(Plotting code records)
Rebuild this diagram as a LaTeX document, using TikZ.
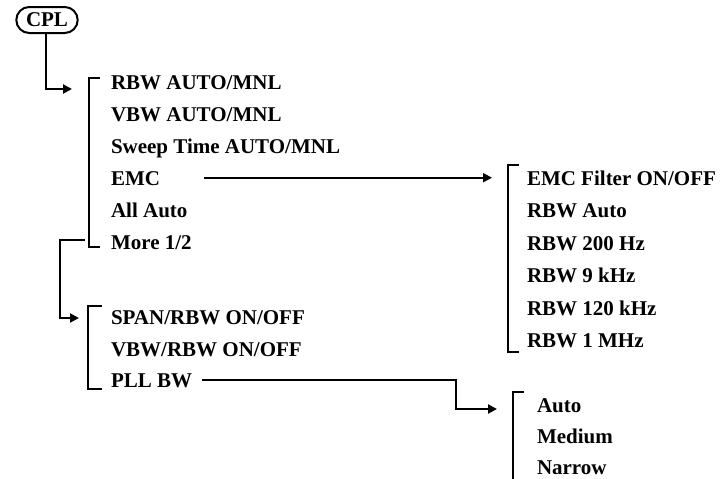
\documentclass[tikz,border=0pt]{standalone}
\usepackage{fontspec}
\setmainfont{Liberation Serif}
\usetikzlibrary{arrows.meta}
\begin{document}
\begin{tikzpicture}[x=1pt,y=-1pt,line width=2pt,
  item/.style={anchor=base west,inner sep=0pt,font=\fontsize{21}{25}\selectfont\bfseries},
  key/.style={draw,rounded corners=13pt,minimum height=26pt,inner xsep=9.7pt,inner ysep=0pt,font=\fontsize{21}{25}\selectfont\bfseries},
  arr/.style={-{Triangle[length=9pt,width=9pt]}},
  brk/.style={line cap=butt,line join=miter}]
\useasboundingbox (0,0) rectangle (721,479);
% key
\node[key] (cpl) at (47,20) {CPL\hspace{10pt}};
% group 1
\node[item] (g1a) at (110,89) {RBW AUTO/MNL};
\node[item] (g1b) at (110,121) {VBW AUTO/MNL};
\node[item] (g1c) at (110,153) {Sweep Time AUTO/MNL};
\node[item] (g1d) at (110,185) {EMC};
\node[item] (g1e) at (110,217) {All Auto};
\node[item] (g1f) at (110,249) {More 1/2};
% EMC group
\node[item] (e1) at (526,185) {EMC Filter ON/OFF};
\node[item] (e2) at (526,217.5) {RBW Auto};
\node[item] (e3) at (526,250) {RBW 200 Hz};
\node[item] (e4) at (526,282.5) {RBW 9 kHz};
\node[item] (e5) at (526,315) {RBW 120 kHz};
\node[item] (e6) at (526,347.5) {RBW 1 MHz};
% group 2
\node[item] (g2a) at (110,324.5) {SPAN/RBW ON/OFF};
\node[item] (g2b) at (110,356) {VBW/RBW ON/OFF};
\node[item] (g2c) at (110,387.5) {PLL BW};
% group 3
\node[item] (p1) at (536,412.5) {Auto};
\node[item] (p2) at (536,443.5) {Medium};
\node[item] (p3) at (536,474.5) {Narrow};
% brackets
\draw[brk] (100,78) -- (89,78) -- (89,247) -- (100,247);
\draw[brk] (519,165) -- (507.5,165) -- (507.5,352) -- (519,352);
\draw[brk] (102,306) -- (88,306) -- (88,389) -- (102,389);
\draw[brk] (524,392) -- (513,392) -- (513,480);
% connectors
\coordinate (t1) at (72,89);
\coordinate (t2) at (79,318);
\coordinate (t3) at (492,177.7);
\coordinate (t4) at (497,409);
\coordinate (m1) at (85,240);
\coordinate (s3) at (204,177.7);
\coordinate (s4) at (202,380);
\draw[arr] (cpl.south -| 46,0) |- (t1);
\draw[arr] (m1) -- (60,240) |- (t2);
\draw[arr] (s3) -- (t3);
\draw[arr] (s4) -| (456,409) -- (t4);
\end{tikzpicture}
\end{document}
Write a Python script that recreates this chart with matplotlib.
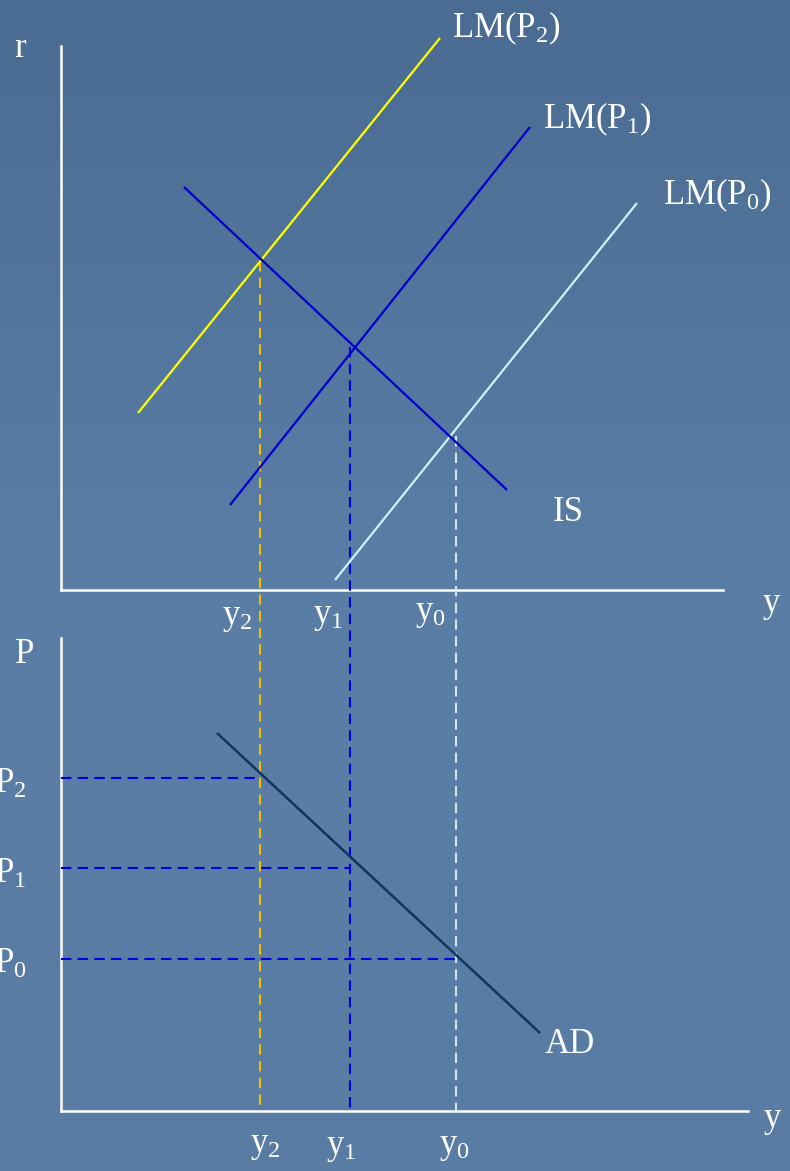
import matplotlib
matplotlib.use("Agg")
import matplotlib.pyplot as plt
import numpy as np
from matplotlib.colors import LinearSegmentedColormap

plt.rcParams["font.family"] = ["Liberation Serif", "DejaVu Serif"]
plt.rcParams["mathtext.fontset"] = "custom"
plt.rcParams["mathtext.rm"] = "Liberation Serif"
plt.rcParams["mathtext.default"] = "rm"

# curve endpoints (x0, y0, x1, y1), pixel units, y down
lm_p2 = [138, 413, 440, 38]
lm_p1 = [230, 505, 530, 127]
lm_p0 = [335, 580, 637, 203]
is_curve = [184, 187, 507, 490]
ad_curve = [217, 733, 540, 1033]

# equilibrium points: output y_i and interest / price levels
y_eq = [456, 350, 260]          # y0, y1, y2
r_eq = [436, 347, 261]
p_eq = [959, 868, 778]          # P0, P1, P2

# axes
top_axis = dict(x0=61, top=46, base=590, right=723)
bot_axis = dict(x0=61, top=638, base=1111, right=748)

bg_top = "#4a6c93"
bg_bot = "#5a7ea6"
c_lm2 = "#ffff00"
c_lm1 = "#0000cc"
c_lm0 = "#ccf2ff"
c_is = "#0000cc"
c_ad = "#0e3462"
c_drop = ["#cfe8f2", "#0000dd", "#f2be00"]

fig = plt.figure(figsize=(7.9, 11.71), dpi=100)
ax = fig.add_axes([0, 0, 1, 1])
ax.set_xlim(0, 790)
ax.set_ylim(1171, 0)
ax.axis("off")

cmap = LinearSegmentedColormap.from_list("bg", [bg_top, bg_bot, "#587ca3"])
grad = np.linspace(0, 1, 256).reshape(-1, 1)
ax.imshow(grad, cmap=cmap, extent=[0, 790, 1171, 0], aspect="auto", zorder=0)

lw_axis = 1.8
for a in (top_axis, bot_axis):
    ax.plot([a["x0"], a["x0"]], [a["top"], a["base"]], color="white", lw=lw_axis, zorder=2)
    ax.plot([a["x0"], a["right"]], [a["base"], a["base"]], color="white", lw=lw_axis, zorder=2)

def seg(s, c, lw=1.6):
    ax.plot([s[0], s[2]], [s[1], s[3]], color=c, lw=lw, zorder=3, solid_capstyle="butt")

seg(lm_p2, c_lm2)
seg(lm_p1, c_lm1)
seg(lm_p0, c_lm0)
seg(is_curve, c_is)
seg(ad_curve, c_ad, lw=1.8)

dash = (0, (5, 3))
for x, r, p, c in zip(y_eq, r_eq, p_eq, c_drop):
    ax.plot([x, x], [r, bot_axis["base"]], color=c, lw=1.5, ls=dash, zorder=2.5)
    ax.plot([bot_axis["x0"], x], [p, p], color=c_drop[1], lw=1.5, ls=dash, zorder=2.5)

fs = 25
txt = dict(color="white", fontsize=fs, ha="left", va="baseline", zorder=5)
ax.text(452, 37, r"LM(P$_2$)", **txt)
ax.text(543, 128, r"LM(P$_1$)", **txt)
ax.text(663, 204, r"LM(P$_0$)", **txt)
ax.text(553, 521, "IS", **txt)
ax.text(545, 1053, "AD", **txt)
ax.text(14, 57, "r", **txt)
ax.text(15, 663, "P", **txt)
ax.text(763, 612, "y", **txt)
ax.text(764, 1127, "y", **txt)

ax.text(222, 624, r"y$_2$", **txt)
ax.text(313, 623, r"y$_1$", **txt)
ax.text(415, 620, r"y$_0$", **txt)
ax.text(250, 1152, r"y$_2$", **txt)
ax.text(326, 1154, r"y$_1$", **txt)
ax.text(439, 1153, r"y$_0$", **txt)

ax.text(-6, 793, r"P$_2$", **txt)
ax.text(-6, 883, r"P$_1$", **txt)
ax.text(-6, 973, r"P$_0$", **txt)

fig.savefig("out.png", dpi=100)
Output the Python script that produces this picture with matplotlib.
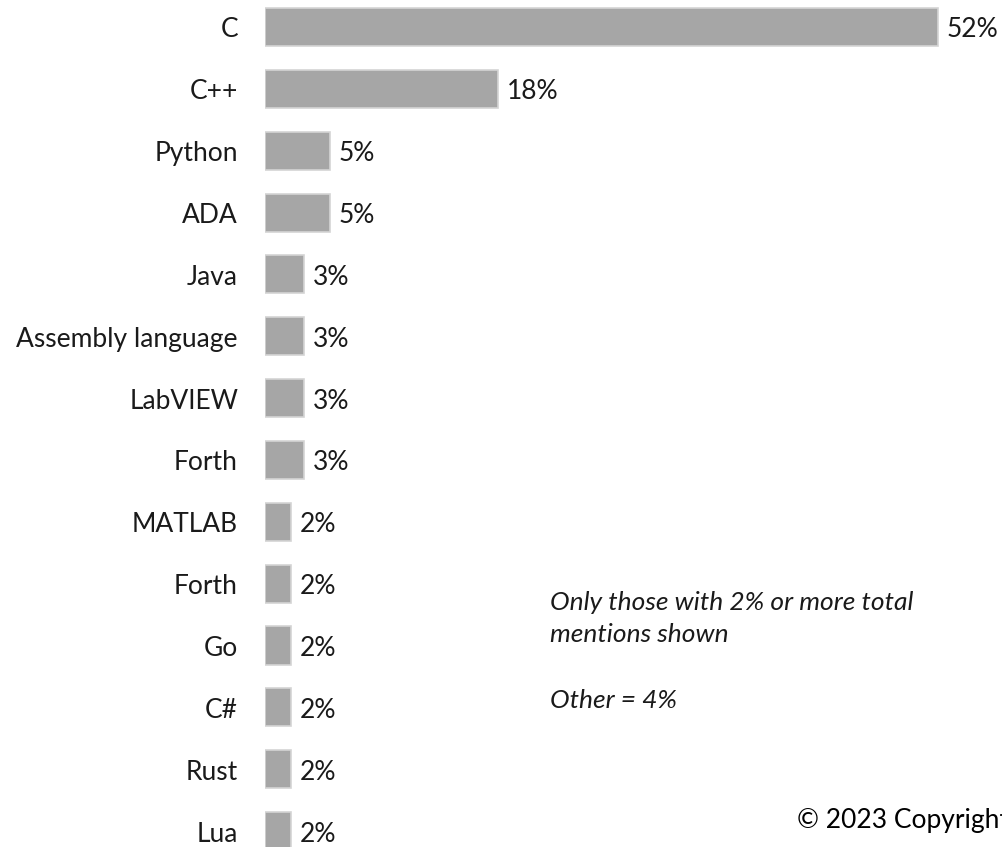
import matplotlib
matplotlib.use("Agg")
import matplotlib.pyplot as plt

languages = ["C", "C++", "Python", "ADA", "Java", "Assembly language", "LabVIEW",
             "Forth", "MATLAB", "Forth", "Go", "C#", "Rust", "Lua"]
shares = [52, 18, 5, 5, 3, 3, 3, 3, 2, 2, 2, 2, 2, 2]

plt.rcParams['font.family'] = ['Lato', 'DejaVu Sans']

W, H = 1002, 847
fig = plt.figure(figsize=(W / 100, H / 100), dpi=100)

# axes starts where the bars start; scale ~12.94 px per percent
x0 = 265
ax = fig.add_axes([x0 / W, 0, (W - x0) / W, 1])
px_per_pct = 12.94
step = 61.85
first = 27
ax.set_xlim(0, (W - x0) / px_per_pct)
ax.set_ylim((H - first) / step, -first / step)
ax.axis('off')

ypos = list(range(len(languages)))
ax.barh(ypos, shares, height=0.615, color='#a6a6a6', edgecolor='#d4d4d4', linewidth=1.2)

dy = 3 / step
for y, name, v in zip(ypos, languages, shares):
    ax.text(-27 / px_per_pct, y + dy, name, ha='right', va='center', fontsize=19,
            color='#1a1a1a', clip_on=False)
    ax.text(v + 9 / px_per_pct, y + dy, "%d%%" % v, ha='left', va='center', fontsize=19,
            color='#1a1a1a', clip_on=False)

fig.text(550 / W, 1 - 602 / H, "Only those with 2% or more total", style='italic',
         fontsize=19, color='#1a1a1a', va='center', ha='left')
fig.text(550 / W, 1 - 635 / H, "mentions shown", style='italic',
         fontsize=19, color='#1a1a1a', va='center', ha='left')
fig.text(550 / W, 1 - 700 / H, "Other = 4%", style='italic',
         fontsize=19, color='#1a1a1a', va='center', ha='left')
fig.text(797 / W, 1 - 820 / H, "\u00a9 2023 Copyright", fontsize=19, color='black',
         va='center', ha='left')

fig.savefig("out.png", dpi=100)
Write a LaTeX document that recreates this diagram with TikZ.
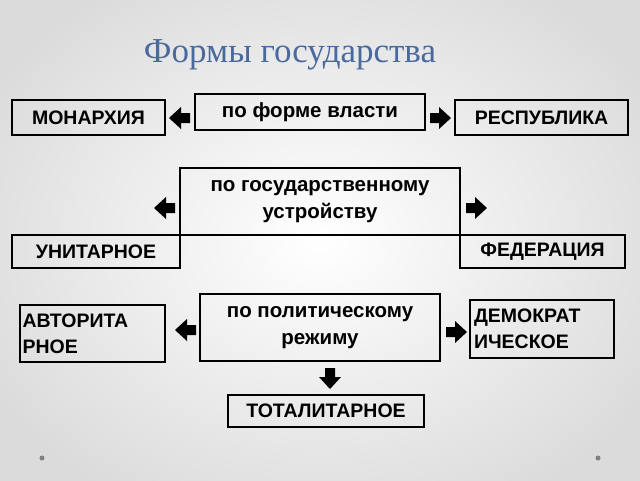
\documentclass[tikz,border=0pt]{standalone}
\usepackage{fontspec}
\setmainfont{Liberation Sans}
\newfontfamily\titlefont{Liberation Serif}
\definecolor{titleblue}{HTML}{4A6A9E}
\begin{document}
\begin{tikzpicture}[x=1pt,y=-1pt,
  box/.style={draw=black,line width=1.3pt,inner sep=0pt,font=\bfseries\fontsize{20.5}{27}\selectfont,align=center},
  capbox/.style={draw=black,line width=1.3pt,inner sep=0pt,font=\bfseries\fontsize{19.5}{26}\selectfont,align=left},
  pics/barrow/.style={code={\fill[black] (0,-5)--(9,-5)--(9,-11)--(21,0)--(9,11)--(9,5)--(0,5)--cycle;}}]
\useasboundingbox (0,0) rectangle (640,480);
\begin{scope}
\clip (0,0) rectangle (640,480);
\shade[inner color=white,outer color=black!14] (-60,-60) rectangle (700,540);
\end{scope}
\node[text=titleblue,font=\titlefont\fontsize{35}{40}\selectfont] (title) at (290,55) {Формы государства};
\fill[gray] (42,458) circle (2.5) (598,458) circle (2.5);
% row 1
\node[box,minimum width=230,minimum height=36] (vlast) at (310,112) {по форме власти};
\node[capbox,minimum width=153,minimum height=35,align=center] (mon) at (88.5,117.5) {МОНАРХИЯ};
\node[capbox,minimum width=173,minimum height=35,align=center] (resp) at (541.5,117.5) {РЕСПУБЛИКА};
\pic[rotate=180] at (190,118) {barrow};
\pic at (430,118) {barrow};
% row 2
\node[capbox,minimum width=168,minimum height=33,align=center] (unit) at (96,251.5) {УНИТАРНОЕ};
\node[capbox,minimum width=165,minimum height=33,align=center] (fed) at (542.5,251.5) {ФЕДЕРАЦИЯ};
\node[box,minimum width=280,minimum height=67] (ustr) at (320,201.5) {по государственному\\устройству};
\pic[rotate=180] at (175,208) {barrow};
\pic at (466,208) {barrow};
% row 3
\node[box,minimum width=240,minimum height=67] (rezh) at (320,327.5) {по политическому\\режиму};
\node[capbox,minimum width=145,minimum height=57,text width=140] (avt) at (92.5,333.5) {АВТОРИТА\\РНОЕ};
\node[capbox,minimum width=144,minimum height=58,text width=136] (dem) at (542,329) {ДЕМОКРАТ\\ИЧЕСКОЕ};
\node[capbox,minimum width=196,minimum height=32,align=center] (tot) at (326,411) {ТОТАЛИТАРНОЕ};
\pic[rotate=180] at (196,330) {barrow};
\pic at (446,332) {barrow};
\pic[rotate=-90] at (330,368) {barrow};
\end{tikzpicture}
\end{document}
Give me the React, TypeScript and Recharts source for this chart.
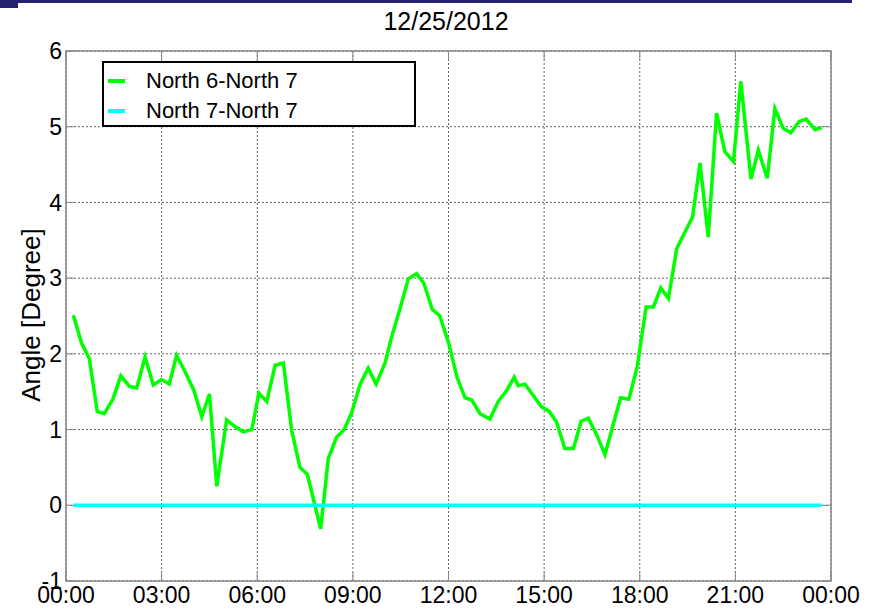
import { LineChart, Line, XAxis, YAxis, CartesianGrid, ReferenceArea, ReferenceLine } from 'recharts';

// hours since midnight
const northSixTimes = [
  0.23, 0.49, 0.73, 0.98, 1.2, 1.47, 1.72, 1.99, 2.22, 2.48, 2.74, 3.0, 3.24, 3.47, 3.73, 4.02,
  4.26, 4.5, 4.73, 5.04, 5.3, 5.56, 5.83, 6.05, 6.3, 6.56, 6.82, 7.08, 7.34, 7.57, 7.78, 7.99,
  8.23, 8.49, 8.73, 8.96, 9.22, 9.48, 9.73, 10.01, 10.22, 10.48, 10.74, 11.0, 11.23, 11.49, 11.73, 12.02,
  12.26, 12.52, 12.73, 12.99, 13.3, 13.56, 13.83, 14.06, 14.19, 14.4, 14.66, 14.92, 15.16, 15.39, 15.65, 15.92,
  16.16, 16.39, 16.65, 16.91, 17.15, 17.4, 17.66, 17.92, 18.2, 18.43, 18.66, 18.9, 19.16, 19.42, 19.66, 19.89,
  20.15, 20.41, 20.67, 20.94, 21.17, 21.49, 21.72, 22.0, 22.24, 22.5, 22.74, 23.0, 23.22, 23.5, 23.71,
];
const northSixValues = [
  2.51, 2.14, 1.94, 1.24, 1.21, 1.4, 1.71, 1.57, 1.55, 1.96, 1.59, 1.66, 1.6, 1.98, 1.77, 1.51,
  1.17, 1.47, 0.25, 1.13, 1.04, 0.97, 1.0, 1.48, 1.37, 1.85, 1.88, 0.99, 0.5, 0.41, 0.05, -0.31,
  0.62, 0.9, 1.0, 1.22, 1.59, 1.81, 1.6, 1.88, 2.23, 2.6, 2.99, 3.06, 2.93, 2.59, 2.5, 2.12,
  1.7, 1.42, 1.39, 1.21, 1.14, 1.37, 1.52, 1.69, 1.58, 1.6, 1.45, 1.3, 1.24, 1.1, 0.75, 0.75,
  1.11, 1.15, 0.93, 0.67, 1.04, 1.42, 1.4, 1.83, 2.62, 2.62, 2.87, 2.73, 3.39, 3.61, 3.81, 4.52,
  3.54, 5.18, 4.67, 4.54, 5.6, 4.31, 4.69, 4.32, 5.24, 4.98, 4.92, 5.07, 5.1, 4.96, 4.99,
];
const northSevenTimes = [0.23, 23.71];
const northSevenValues = [0, 0];

const xTicks = [0, 3, 6, 9, 12, 15, 18, 21, 24];
const xTickLabels = ['00:00', '03:00', '06:00', '09:00', '12:00', '15:00', '18:00', '21:00', '00:00'];
const yTicks = [-1, 0, 1, 2, 3, 4, 5, 6];

const seriesNames = ['North 6-North 7', 'North 7-North 7'];
const seriesColors = ['#00ff00', '#00ffff'];

const northSix = northSixTimes.map((t, i) => ({ t, v: northSixValues[i] }));
const northSeven = northSevenTimes.map((t, i) => ({ t, v: northSevenValues[i] }));

const sans = '"Liberation Sans", Arial, sans-serif';

function LegendBox() {
  return (
    <div
      style={{
        position: 'absolute',
        left: 102,
        top: 61,
        width: 314,
        height: 66,
        border: '2.5px solid #000',
        background: '#fff',
        fontFamily: sans,
        fontSize: 22,
        color: '#000',
        paddingTop: 3,
        boxSizing: 'border-box',
        zIndex: 2,
      }}
    >
      {seriesNames.map((name, i) => (
        <div key={name} style={{ display: 'flex', alignItems: 'center', height: 30 }}>
          <span style={{ display: 'inline-block', width: 17, height: 4, background: seriesColors[i], marginLeft: 4, marginRight: 21 }} />
          <span>{name}</span>
        </div>
      ))}
    </div>
  );
}

export default function App() {
  return (
    <div style={{ position: 'absolute', left: 0, top: 0, width: 875, height: 615, background: '#fff', overflow: 'hidden' }}>
      <div style={{ position: 'absolute', left: 0, top: 0, width: 852, height: 3, background: '#24246e' }} />
      <div style={{ position: 'absolute', left: 0, top: 3, width: 18, height: 5, background: '#24246e' }} />
      <div
        style={{
          position: 'absolute',
          left: 0,
          width: 892,
          top: 7,
          textAlign: 'center',
          fontFamily: sans,
          fontSize: 25,
          color: '#000',
        }}
      >
        12/25/2012
      </div>
      <div
        style={{
          position: 'absolute',
          left: 31,
          top: 315,
          transform: 'translate(-50%, -50%) rotate(-90deg)',
          whiteSpace: 'nowrap',
          fontFamily: sans,
          fontSize: 26,
          color: '#000',
        }}
      >
        Angle [Degree]
      </div>
      <LegendBox />
      <LineChart width={875} height={615} margin={{ top: 51, right: 44, bottom: 0, left: 0 }}>
        <CartesianGrid stroke="#666" strokeDasharray="2 2" />
        <XAxis
          dataKey="t"
          type="number"
          domain={[0, 24]}
          ticks={xTicks}
          tickFormatter={(v: number) => xTickLabels[xTicks.indexOf(v)]}
          axisLine={false}
          tickLine={false}
          tickSize={0}
          tickMargin={6}
          height={34}
          interval={0}
          allowDuplicatedCategory={false}
          tick={{ fill: '#000', fontSize: 23, fontFamily: sans }}
        />
        <YAxis
          type="number"
          domain={[-1, 6]}
          ticks={yTicks}
          axisLine={false}
          tickLine={false}
          tickSize={0}
          tickMargin={4}
          width={66}
          interval={0}
          tick={{ fill: '#000', fontSize: 23, fontFamily: sans }}
        />
        <ReferenceArea x1={0} x2={24} y1={-1} y2={6} fill="none" stroke="#888" strokeWidth={1.5} />
        {xTicks.map((t) => (
          <ReferenceLine key={`xb${t}`} segment={[{ x: t, y: -1 }, { x: t, y: -0.89 }]} stroke="#888" />
        ))}
        {xTicks.map((t) => (
          <ReferenceLine key={`xt${t}`} segment={[{ x: t, y: 6 }, { x: t, y: 5.89 }]} stroke="#888" />
        ))}
        {yTicks.map((v) => (
          <ReferenceLine key={`yl${v}`} segment={[{ x: 0, y: v }, { x: 0.25, y: v }]} stroke="#888" />
        ))}
        {yTicks.map((v) => (
          <ReferenceLine key={`yr${v}`} segment={[{ x: 23.75, y: v }, { x: 24, y: v }]} stroke="#888" />
        ))}
        <Line
          data={northSix}
          dataKey="v"
          name={seriesNames[0]}
          stroke={seriesColors[0]}
          strokeWidth={3.5}
          dot={false}
          type="linear"
          isAnimationActive={false}
        />
        <Line
          data={northSeven}
          dataKey="v"
          name={seriesNames[1]}
          stroke={seriesColors[1]}
          strokeWidth={3.5}
          dot={false}
          type="linear"
          isAnimationActive={false}
        />
      </LineChart>
    </div>
  );
}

### What this task involves
Pictures stay out: repeat exactly only the lines from the one with "Give me the" through the one with "CartesianGrid, ReferenceArea, ReferenceLine".

### Written response
Give me the React, TypeScript and Recharts source for this chart.
import { LineChart, Line, XAxis, YAxis, CartesianGrid, ReferenceArea, ReferenceLine } from 'recharts';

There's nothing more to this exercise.